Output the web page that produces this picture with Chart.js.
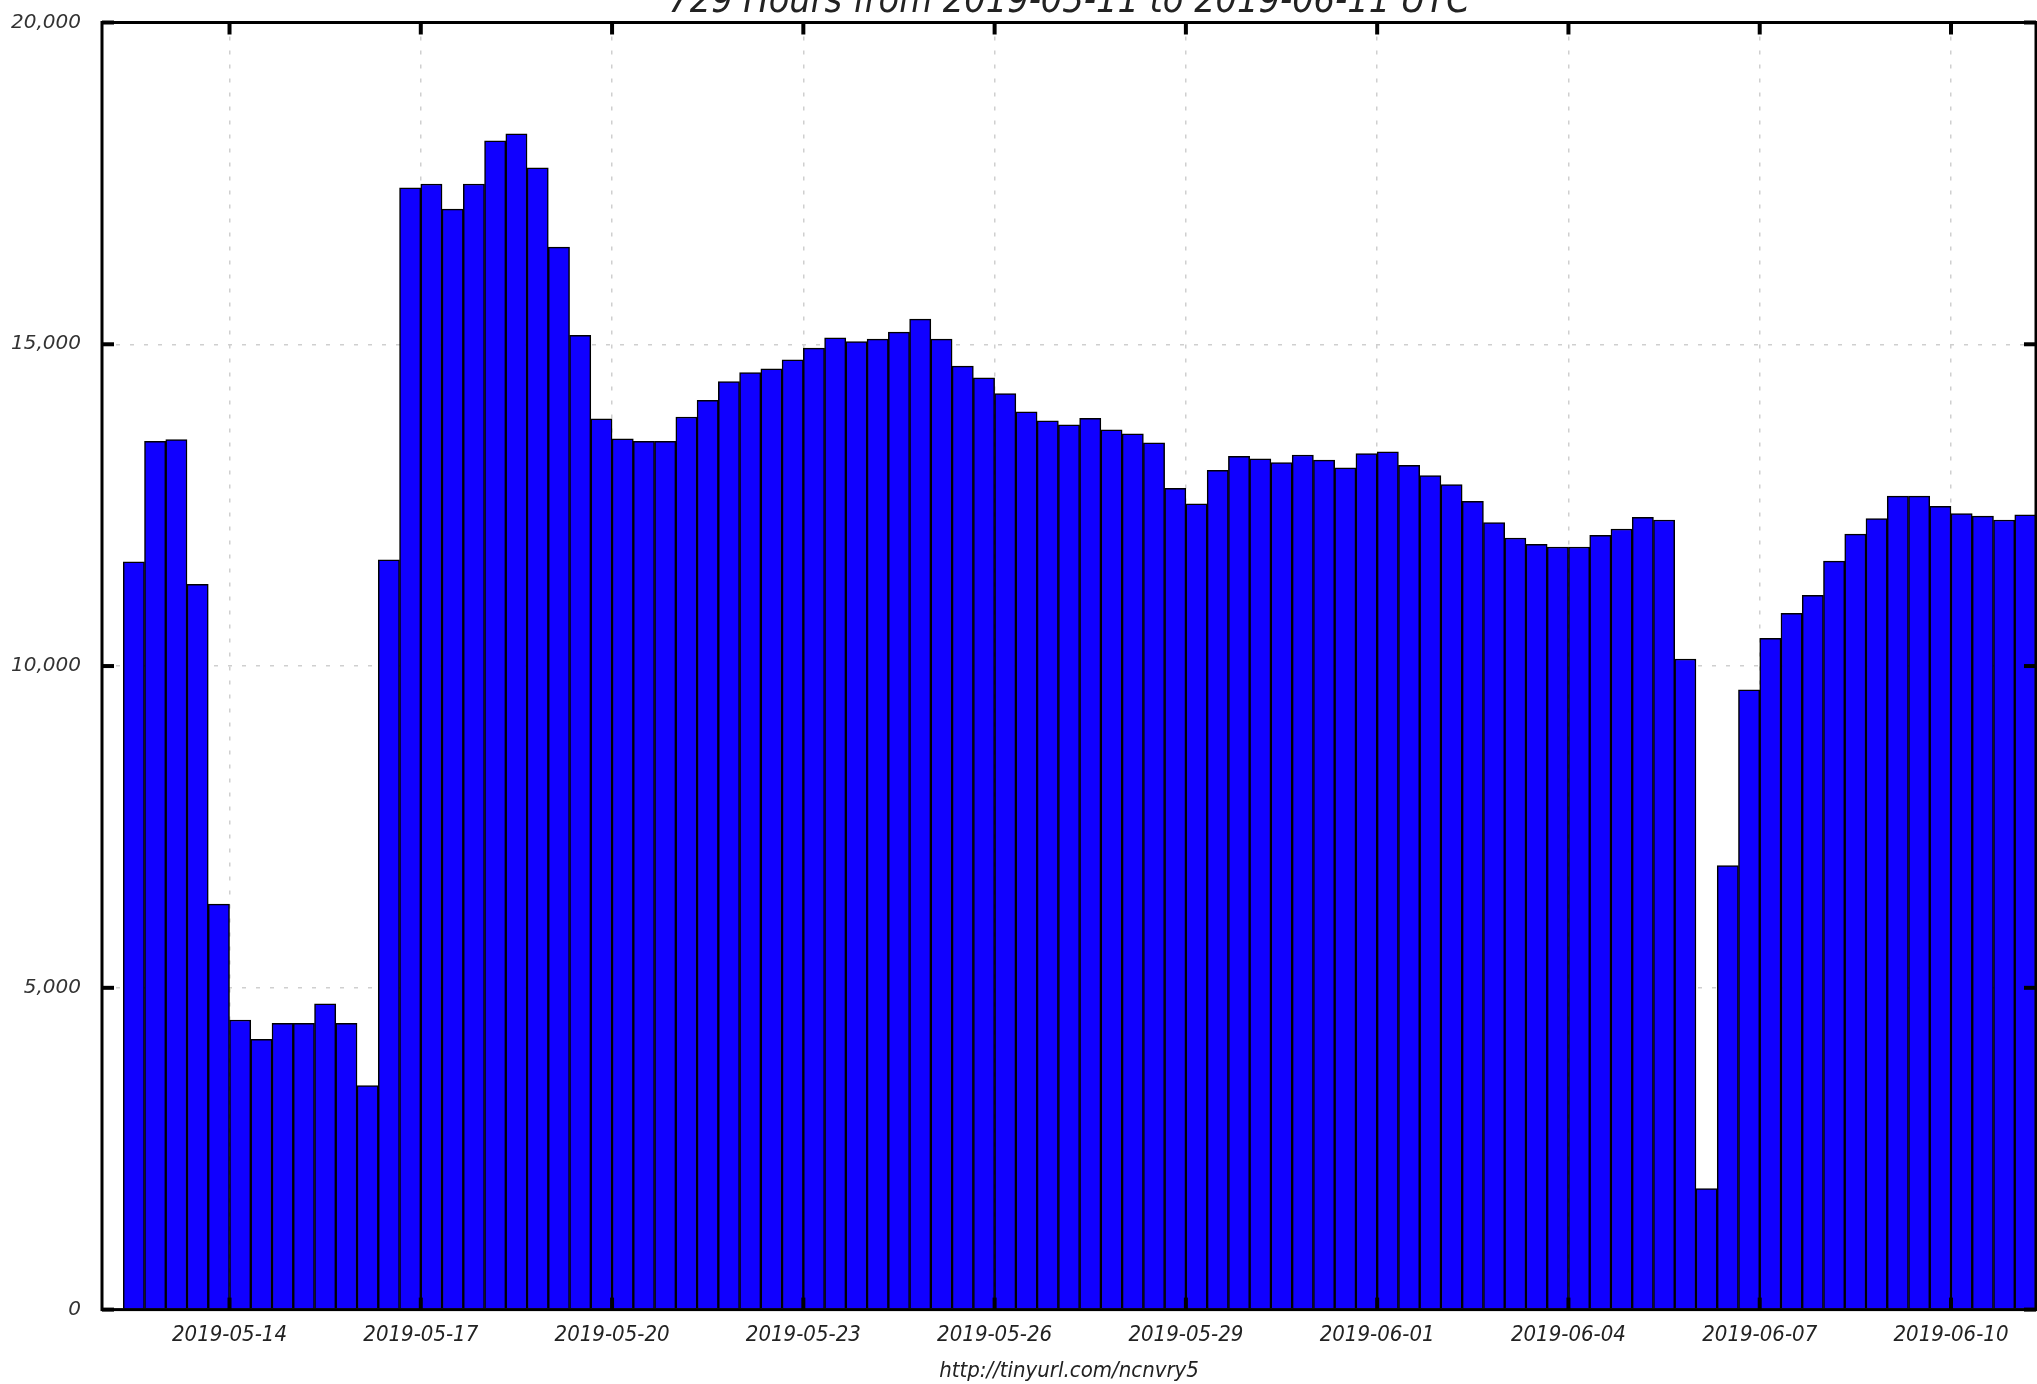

...

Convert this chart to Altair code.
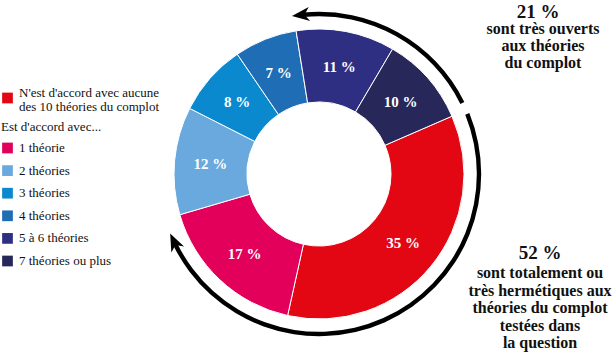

==

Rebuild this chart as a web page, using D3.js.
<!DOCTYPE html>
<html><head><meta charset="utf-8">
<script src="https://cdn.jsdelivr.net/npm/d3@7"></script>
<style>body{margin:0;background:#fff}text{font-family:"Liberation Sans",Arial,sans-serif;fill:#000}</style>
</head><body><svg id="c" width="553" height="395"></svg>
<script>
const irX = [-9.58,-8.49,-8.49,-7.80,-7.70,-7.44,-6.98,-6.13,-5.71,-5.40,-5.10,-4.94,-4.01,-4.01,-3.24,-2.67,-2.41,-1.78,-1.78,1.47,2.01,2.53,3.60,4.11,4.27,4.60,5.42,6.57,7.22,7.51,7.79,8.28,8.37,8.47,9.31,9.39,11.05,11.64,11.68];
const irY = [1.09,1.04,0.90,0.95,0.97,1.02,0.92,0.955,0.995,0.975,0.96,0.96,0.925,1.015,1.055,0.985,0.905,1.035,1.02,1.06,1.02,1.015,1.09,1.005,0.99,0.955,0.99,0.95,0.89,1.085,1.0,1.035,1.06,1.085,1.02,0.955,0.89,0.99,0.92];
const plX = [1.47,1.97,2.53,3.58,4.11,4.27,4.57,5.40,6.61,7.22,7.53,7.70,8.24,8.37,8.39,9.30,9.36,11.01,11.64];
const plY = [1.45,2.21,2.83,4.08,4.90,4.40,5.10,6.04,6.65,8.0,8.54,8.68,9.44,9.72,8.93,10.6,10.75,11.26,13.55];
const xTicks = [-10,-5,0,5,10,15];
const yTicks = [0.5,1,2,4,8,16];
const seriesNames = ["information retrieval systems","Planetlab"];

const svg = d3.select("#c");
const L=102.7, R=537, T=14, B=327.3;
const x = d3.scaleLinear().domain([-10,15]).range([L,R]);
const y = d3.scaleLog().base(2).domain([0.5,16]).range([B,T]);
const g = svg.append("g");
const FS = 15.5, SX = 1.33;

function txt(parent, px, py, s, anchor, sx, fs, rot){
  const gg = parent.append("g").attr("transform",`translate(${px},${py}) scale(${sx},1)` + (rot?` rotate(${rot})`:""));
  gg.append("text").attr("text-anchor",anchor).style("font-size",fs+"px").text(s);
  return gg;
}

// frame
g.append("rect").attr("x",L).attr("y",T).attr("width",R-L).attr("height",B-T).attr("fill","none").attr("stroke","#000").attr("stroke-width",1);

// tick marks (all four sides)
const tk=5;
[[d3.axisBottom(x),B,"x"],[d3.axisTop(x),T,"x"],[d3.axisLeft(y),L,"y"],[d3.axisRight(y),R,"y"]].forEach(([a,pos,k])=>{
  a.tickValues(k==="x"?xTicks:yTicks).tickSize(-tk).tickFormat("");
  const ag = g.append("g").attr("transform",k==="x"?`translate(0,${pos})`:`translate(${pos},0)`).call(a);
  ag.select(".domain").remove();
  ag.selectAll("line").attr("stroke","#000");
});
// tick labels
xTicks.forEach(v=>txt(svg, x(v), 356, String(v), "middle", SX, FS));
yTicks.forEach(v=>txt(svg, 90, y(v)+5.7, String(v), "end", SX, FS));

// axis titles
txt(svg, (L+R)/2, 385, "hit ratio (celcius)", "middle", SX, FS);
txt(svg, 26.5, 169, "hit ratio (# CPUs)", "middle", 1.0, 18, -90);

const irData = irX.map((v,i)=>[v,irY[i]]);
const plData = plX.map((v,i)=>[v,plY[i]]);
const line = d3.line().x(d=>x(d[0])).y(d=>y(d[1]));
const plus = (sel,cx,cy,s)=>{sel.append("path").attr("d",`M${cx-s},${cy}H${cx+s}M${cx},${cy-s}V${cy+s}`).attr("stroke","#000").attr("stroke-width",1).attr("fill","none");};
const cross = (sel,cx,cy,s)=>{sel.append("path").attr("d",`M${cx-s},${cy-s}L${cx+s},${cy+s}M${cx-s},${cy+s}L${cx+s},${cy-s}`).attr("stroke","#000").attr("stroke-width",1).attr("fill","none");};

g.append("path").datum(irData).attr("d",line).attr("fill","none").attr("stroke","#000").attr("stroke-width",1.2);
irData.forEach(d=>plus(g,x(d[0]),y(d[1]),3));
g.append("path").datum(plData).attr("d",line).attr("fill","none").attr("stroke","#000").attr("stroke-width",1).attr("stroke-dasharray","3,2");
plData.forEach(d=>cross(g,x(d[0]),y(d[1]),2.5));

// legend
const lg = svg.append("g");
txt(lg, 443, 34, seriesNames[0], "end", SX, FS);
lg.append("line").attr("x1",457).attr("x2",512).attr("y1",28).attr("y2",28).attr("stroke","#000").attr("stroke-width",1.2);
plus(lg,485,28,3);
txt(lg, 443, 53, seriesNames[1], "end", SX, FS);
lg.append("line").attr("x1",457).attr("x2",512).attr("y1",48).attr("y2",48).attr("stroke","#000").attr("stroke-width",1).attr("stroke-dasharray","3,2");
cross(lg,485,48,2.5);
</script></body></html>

> **Exercise aim**:
Lines containing the word "page" are to be counted in the listing; state their number alone.

> **Solution to this problem**:
2